== TASK DIRECTIONS ==
Look through the records and report how many lines include the word "matplotlib", with no other words.

== SOURCE DATA ==
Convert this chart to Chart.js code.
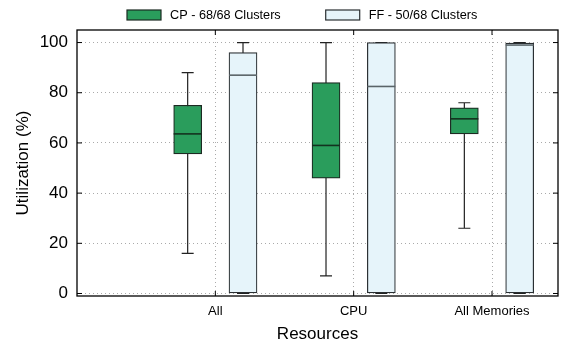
<!DOCTYPE html>
<html>
<head>
<meta charset="utf-8">
<script src="https://cdn.jsdelivr.net/npm/chart.js@4/dist/chart.umd.min.js"></script>
<style>
  html, body { margin: 0; padding: 0; background: #fff; }
  #wrap { width: 561px; height: 345px; }
</style>
</head>
<body>
<div id="wrap"><canvas id="myChart"></canvas></div>
<script>
// data
const categories = ['All', 'CPU', 'All Memories'];
const seriesNames = ['CP - 68/68 Clusters', 'FF - 50/68 Clusters'];
const cpMin = [16, 7, 26];
const cpQ1 = [55.6, 46, 63.6];
const cpMedian = [63.6, 59, 69.6];
const cpQ3 = [75, 84, 74];
const cpMax = [88, 100, 76];
const ffMin = [0, 0, 0];
const ffQ1 = [0, 0, 0];
const ffMedian = [87, 82.5, 99];
const ffQ3 = [96, 100, 99.8];
const ffMax = [100, 100, 100];
const yTicks = [0, 20, 40, 60, 80, 100];

const FONT = "'Liberation Sans', Arial, Helvetica, sans-serif";
const boxOffset = 0.2;

function boxData(q1, q3, shift) {
  return categories.map((c, i) => ({ x: i + 1 + shift, y: [q1[i], q3[i]] }));
}

// whiskers + medians drawn through the scales
const boxPlugin = {
  id: 'boxWhiskers',
  beforeDatasetsDraw(chart) {
    const { ctx } = chart;
    const y = chart.scales.y;
    chart.data.datasets.forEach((ds, di) => {
      const meta = chart.getDatasetMeta(di);
      meta.data.forEach((bar, i) => {
        const yMin = y.getPixelForValue(ds.whiskerMin[i]);
        const yMax = y.getPixelForValue(ds.whiskerMax[i]);
        ctx.save();
        ctx.strokeStyle = '#222';
        ctx.lineWidth = 1.2;
        ctx.beginPath();
        ctx.moveTo(bar.x, yMin); ctx.lineTo(bar.x, yMax);
        ctx.moveTo(bar.x - 6, yMin); ctx.lineTo(bar.x + 6, yMin);
        ctx.moveTo(bar.x - 6, yMax); ctx.lineTo(bar.x + 6, yMax);
        ctx.stroke();
        ctx.restore();
      });
    });
  },
  afterDatasetsDraw(chart) {
    const { ctx } = chart;
    const y = chart.scales.y;
    chart.data.datasets.forEach((ds, di) => {
      const meta = chart.getDatasetMeta(di);
      meta.data.forEach((bar, i) => {
        const ym = y.getPixelForValue(ds.median[i]);
        ctx.save();
        ctx.strokeStyle = ds.medianColor;
        ctx.lineWidth = 1.6;
        ctx.beginPath();
        ctx.moveTo(bar.x - bar.width / 2, ym); ctx.lineTo(bar.x + bar.width / 2, ym);
        ctx.stroke();
        ctx.restore();
      });
    });
  },
  afterDraw(chart) {
    const { ctx, chartArea: a } = chart;
    ctx.save();
    // frame
    ctx.strokeStyle = '#000';
    ctx.lineWidth = 1.3;
    ctx.strokeRect(a.left, a.top, a.right - a.left, a.bottom - a.top);
    // inward ticks
    ctx.lineWidth = 1;
    ctx.beginPath();
    chart.scales.y.ticks.forEach(t => {
      const p = chart.scales.y.getPixelForValue(t.value);
      ctx.moveTo(a.left, p); ctx.lineTo(a.left + 5, p);
      ctx.moveTo(a.right, p); ctx.lineTo(a.right - 5, p);
    });
    chart.scales.x.ticks.forEach(t => {
      const p = chart.scales.x.getPixelForValue(t.value);
      ctx.moveTo(p, a.bottom); ctx.lineTo(p, a.bottom - 5);
      ctx.moveTo(p, a.top); ctx.lineTo(p, a.top + 5);
    });
    ctx.stroke();

    // legend
    ctx.font = '12.7px ' + FONT;
    ctx.textBaseline = 'middle';
    const boxW = 34, boxH = 10, gap = 9, itemGap = 45;
    const ds = chart.data.datasets;
    const widths = ds.map(d => boxW + gap + ctx.measureText(d.label).width);
    let x = 127;
    const yTop = 10;
    ds.forEach((d, i) => {
      ctx.fillStyle = d.backgroundColor;
      ctx.fillRect(x, yTop, boxW, boxH);
      ctx.strokeStyle = d.borderColor;
      ctx.lineWidth = 1.2;
      ctx.strokeRect(x, yTop, boxW, boxH);
      ctx.fillStyle = '#000';
      ctx.fillText(d.label, x + boxW + gap, yTop + boxH / 2 + 0.5);
      x += widths[i] + itemGap;
    });
    ctx.restore();
  }
};

const ctx = document.getElementById('myChart').getContext('2d');
new Chart(ctx, {
  type: 'bar',
  data: {
    datasets: [{
      label: seriesNames[0],
      data: boxData(cpQ1, cpQ3, -boxOffset),
      whiskerMin: cpMin, whiskerMax: cpMax, median: cpMedian,
      medianColor: '#13321f',
      backgroundColor: '#2a9d5c',
      borderColor: '#1c2a22',
      borderWidth: 1.2
    }, {
      label: seriesNames[1],
      data: boxData(ffQ1, ffQ3, boxOffset),
      whiskerMin: ffMin, whiskerMax: ffMax, median: ffMedian,
      medianColor: '#5a6468',
      backgroundColor: '#e6f4fa',
      borderColor: '#2a2f32',
      borderWidth: 1.2
    }]
  },
  options: {
    responsive: true,
    maintainAspectRatio: false,
    animation: false,
    grouped: false,
    barThickness: 28,
    borderSkipped: false,
    layout: { padding: { top: 30, right: 3, left: 0, bottom: 0 } },
    plugins: {
      legend: { display: false },
      tooltip: { enabled: false }
    },
    scales: {
      x: {
        type: 'linear',
        offset: false,
        min: 0,
        max: 3.477,
        afterBuildTicks: s => { s.ticks = categories.map((c, i) => ({ value: i + 1 })); },
        afterFit: s => { s.height = 49; },
        ticks: {
          callback: (v, i) => categories[i],
          font: { family: FONT, size: 13 },
          color: '#000',
          padding: 8,
          maxRotation: 0,
          autoSkip: false
        },
        grid: { color: '#aaa', lineWidth: 1, drawTicks: false, offset: false },
        border: { display: false, dash: [1, 3] },
        title: {
          display: true,
          text: 'Resources',
          font: { family: FONT, size: 17 },
          color: '#000',
          padding: { top: 0, bottom: 0 }
        }
      },
      y: {
        min: -1,
        max: 105,
        afterBuildTicks: s => { s.ticks = yTicks.map(v => ({ value: v })); },
        afterFit: s => { s.width = 77; },
        ticks: {
          font: { family: FONT, size: 17 },
          color: '#000',
          padding: 9
        },
        grid: { color: '#aaa', lineWidth: 1, drawTicks: false },
        border: { display: false, dash: [1, 3] },
        title: {
          display: true,
          text: 'Utilization (%)',
          font: { family: FONT, size: 17 },
          color: '#000',
          padding: { top: 13, bottom: 0 }
        }
      }
    }
  },
  plugins: [boxPlugin]
});
</script>
</body>
</html>
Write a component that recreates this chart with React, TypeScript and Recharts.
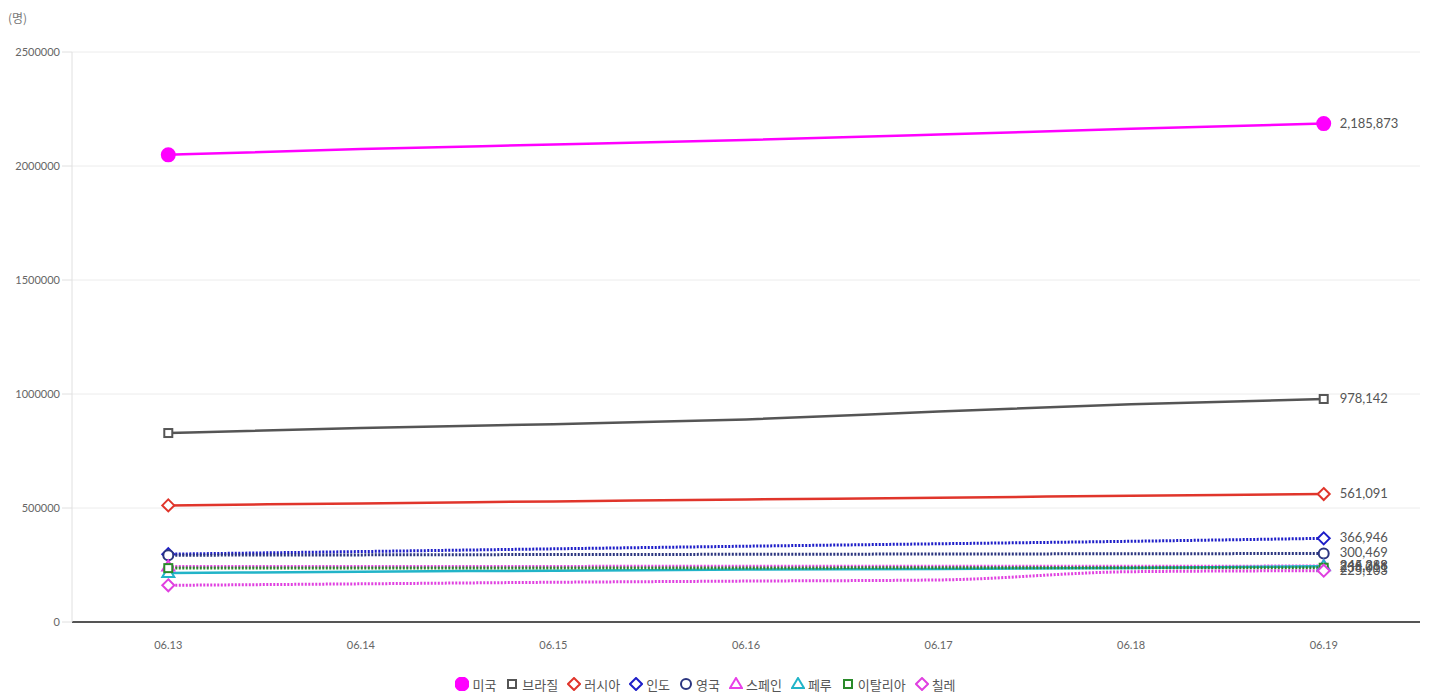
import { CartesianGrid, Legend, Line, LineChart, XAxis, YAxis } from "recharts";

const dates = ["06.13", "06.14", "06.15", "06.16", "06.17", "06.18", "06.19"];

const usa = [2048986, 2074526, 2094069, 2114026, 2137731, 2163290, 2185873];
const brazil = [828810, 850514, 867624, 888271, 923189, 955377, 978142];
const russia = [511423, 520129, 528964, 537210, 545458, 553301, 561091];
const india = [297535, 308993, 320922, 332424, 343091, 354065, 366946];
const uk = [292950, 294375, 295889, 296857, 298136, 299251, 300469];
const spain = [243209, 243605, 243928, 244109, 244328, 244683, 245268];
const peru = [214788, 220749, 225132, 229736, 232992, 237156, 244388];
const italy = [236305, 236651, 236989, 237290, 237500, 237828, 238011];
const chile = [160846, 167355, 174293, 179436, 184449, 220628, 225103];

const yTicks = [0, 500000, 1000000, 1500000, 2000000, 2500000];

type Shape = "circle" | "square" | "diamond" | "triangle";

const series: { key: string; name: string; values: number[]; color: string; shape: Shape; filled: boolean; dotted: boolean }[] = [
  { key: "usa", name: "미국", values: usa, color: "#ff00ff", shape: "circle", filled: true, dotted: false },
  { key: "brazil", name: "브라질", values: brazil, color: "#555555", shape: "square", filled: false, dotted: false },
  { key: "russia", name: "러시아", values: russia, color: "#e0352b", shape: "diamond", filled: false, dotted: false },
  { key: "india", name: "인도", values: india, color: "#1e1ec8", shape: "diamond", filled: false, dotted: true },
  { key: "uk", name: "영국", values: uk, color: "#2b357f", shape: "circle", filled: false, dotted: true },
  { key: "spain", name: "스페인", values: spain, color: "#e840e8", shape: "triangle", filled: false, dotted: true },
  { key: "peru", name: "페루", values: peru, color: "#22b4c8", shape: "triangle", filled: false, dotted: false },
  { key: "italy", name: "이탈리아", values: italy, color: "#2a8a2a", shape: "square", filled: false, dotted: true },
  { key: "chile", name: "칠레", values: chile, color: "#e040e0", shape: "diamond", filled: false, dotted: true },
];

const data = dates.map((d, i) => {
  const row: Record<string, string | number> = { date: d };
  series.forEach((s) => (row[s.key] = s.values[i]));
  return row;
});

function Marker({ cx, cy, shape, color, filled }: { cx: number; cy: number; shape: Shape; color: string; filled: boolean }) {
  const fill = filled ? color : "#fff";
  if (shape === "circle") {
    return <circle cx={cx} cy={cy} r={filled ? 6.5 : 5} fill={fill} stroke={color} strokeWidth={2} />;
  }
  if (shape === "square") {
    return <rect x={cx - 4} y={cy - 4} width={8} height={8} fill={fill} stroke={color} strokeWidth={2} />;
  }
  if (shape === "diamond") {
    return <path d={`M${cx},${cy - 6}L${cx + 6},${cy}L${cx},${cy + 6}L${cx - 6},${cy}Z`} fill={fill} stroke={color} strokeWidth={2} />;
  }
  return <path d={`M${cx},${cy - 6}L${cx + 6},${cy + 4}L${cx - 6},${cy + 4}Z`} fill={fill} stroke={color} strokeWidth={2} />;
}

function LegendContent() {
  return (
    <div style={{ display: "flex", justifyContent: "center", alignItems: "center", height: 22, transform: "translateY(3px)", fontFamily: "'Noto Sans CJK KR', 'Noto Sans', sans-serif", fontSize: 13, color: "#555" }}>
      {series.map((s) => (
        <span key={s.key} style={{ display: "inline-flex", alignItems: "center", marginRight: 9 }}>
          <svg width={14} height={14} style={{ marginRight: 3 }}>
            <Marker cx={7} cy={7} shape={s.shape} color={s.color} filled={s.filled} />
          </svg>
          {s.name}
        </span>
      ))}
    </div>
  );
}

export default function App() {
  const last = dates.length - 1;
  return (
    <div style={{ position: "absolute", left: 0, top: 0, width: 1431, height: 692, background: "#fff" }}>
      <div style={{ position: "absolute", left: 8, top: 9, fontFamily: "'Noto Sans CJK KR', sans-serif", fontSize: 12, color: "#777" }}>(명)</div>
      <LineChart width={1431} height={692} data={data} margin={{ top: 52, right: 11, left: 0, bottom: 0 }}>
        <CartesianGrid vertical={false} stroke="#ececec" />
        <XAxis
          dataKey="date"
          scale="band"
          height={48}
          tickLine={false}
          axisLine={{ stroke: "#555", strokeWidth: 2 }}
          tick={{ fontSize: 11, fill: "#666", fontFamily: "Lato, sans-serif" }}
          tickMargin={13}
        />
        <YAxis
          width={72}
          domain={[0, 2500000]}
          ticks={yTicks}
          interval={0}
          tickSize={10}
          tickLine={{ stroke: "#e0e0e0" }}
          axisLine={{ stroke: "#e0e0e0" }}
          tick={{ fontSize: 11, fill: "#666", fontFamily: "Lato, sans-serif" }}
        />
        <Legend verticalAlign="bottom" content={<LegendContent />} />
        {series.map((s) => (
          <Line
            key={s.key}
            type="monotone"
            dataKey={s.key}
            name={s.name}
            stroke={s.color}
            strokeWidth={s.dotted ? 3 : 2.5}
            strokeDasharray={s.dotted ? "2 1.5" : undefined}
            isAnimationActive={false}
            dot={(p: any) =>
              p.index === 0 || p.index === last ? (
                <Marker key={`${s.key}-${p.index}`} cx={p.cx} cy={p.cy} shape={s.shape} color={s.color} filled={s.filled} />
              ) : (
                <g key={`${s.key}-${p.index}`} />
              )
            }
            activeDot={false}
            label={(p: any) =>
              p.index === last ? (
                <text key={`${s.key}-l`} x={p.x + 16} y={p.y} dy={4} fontSize={13} fill="#555" fontFamily="Lato, sans-serif">
                  {Number(p.value).toLocaleString("en-US")}
                </text>
              ) : (
                <g key={`${s.key}-l${p.index}`} />
              )
            }
          />
        ))}
      </LineChart>
    </div>
  );
}
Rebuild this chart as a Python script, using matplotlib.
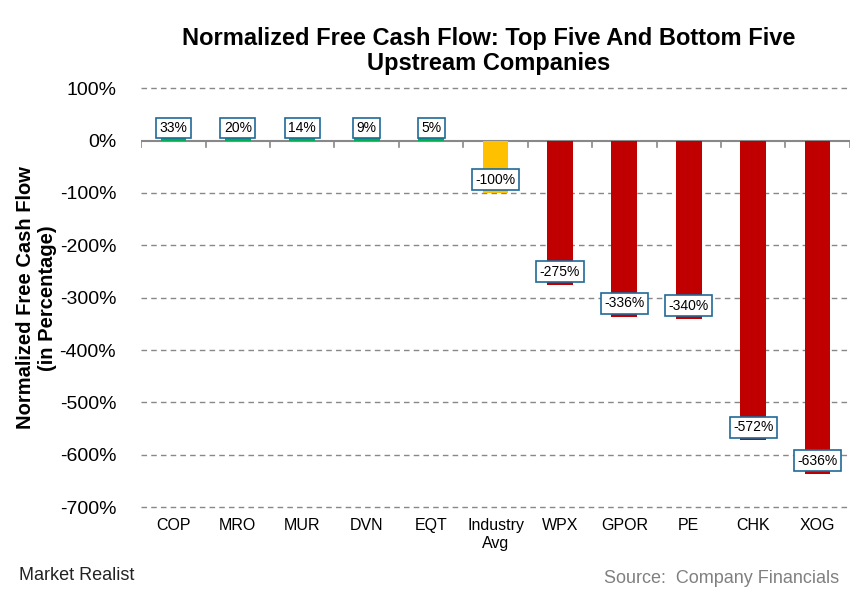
import matplotlib.pyplot as plt
import numpy as np

plt.rcParams['font.family'] = ['Liberation Sans', 'DejaVu Sans']

# data
companies = ['COP', 'MRO', 'MUR', 'DVN', 'EQT', 'Industry\nAvg', 'WPX', 'GPOR', 'PE', 'CHK', 'XOG']
fcf = [33, 20, 14, 9, 5, -100, -275, -336, -340, -572, -636]
# bar heights as drawn in the source (positive bars are squashed there)
drawn = [6, 6, 6, 6, 5, -100, -275, -336, -340, -572, -636]
colors = ['#00B050'] * 5 + ['#FFC000'] + ['#C00000'] * 5

fig = plt.figure(figsize=(8.61, 5.96), dpi=100)
ax = fig.add_axes([0.164, 0.149, 0.823, 0.703])

x = np.arange(len(companies))
ax.bar(x, drawn, width=0.4, color=colors, zorder=3)

for xi, v, h in zip(x, fcf, drawn):
    ypos = 24 if v > 0 else h + 25
    ax.text(xi, ypos, f'{v}%', ha='center', va='center', fontsize=10, zorder=4,
            bbox=dict(boxstyle='square,pad=0.25', fc='white', ec='#1F6A9A', lw=1.2))

ax.set_ylim(-700, 100)
ax.set_xlim(-0.5, len(companies) - 0.5)
ax.set_yticks(range(-700, 101, 100))
ax.set_yticklabels([f'{t}%' for t in range(-700, 101, 100)], fontsize=14)
ax.set_xticks(x)
ax.set_xticklabels(companies, fontsize=11.5)
ax.tick_params(axis='both', length=0)
ax.tick_params(axis='x', pad=8)
ax.tick_params(axis='y', pad=18)

for t in range(-700, 101, 100):
    if t != 0:
        ln = ax.axhline(t, color='#888888', ls=(0, (4, 3)), lw=1, zorder=1)
        ln.set_clip_on(False)
ax.axhline(0, color='#888888', lw=1.5, zorder=2)
for b in np.arange(-0.5, len(companies), 1):
    ax.plot([b, b], [0, -12], color='#888888', lw=1.2, zorder=2)

for s in ax.spines.values():
    s.set_visible(False)

ax.set_ylabel('Normalized Free Cash Flow\n(in Percentage)', fontsize=14.5, fontweight='bold', labelpad=2)
fig.text(0.568, 0.915, 'Normalized Free Cash Flow: Top Five And Bottom Five\nUpstream Companies',
         ha='center', va='center', fontsize=17, fontweight='bold', linespacing=1.1)

fig.text(0.975, 0.015, 'Source:  Company Financials', ha='right', va='bottom', fontsize=13, color='#808080')
fig.text(0.022, 0.02, 'Market Realist', ha='left', va='bottom', fontsize=13, color='#222222')

fig.savefig('out.png', dpi=100)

== SOLUTION TO THE PROBLEM ==
2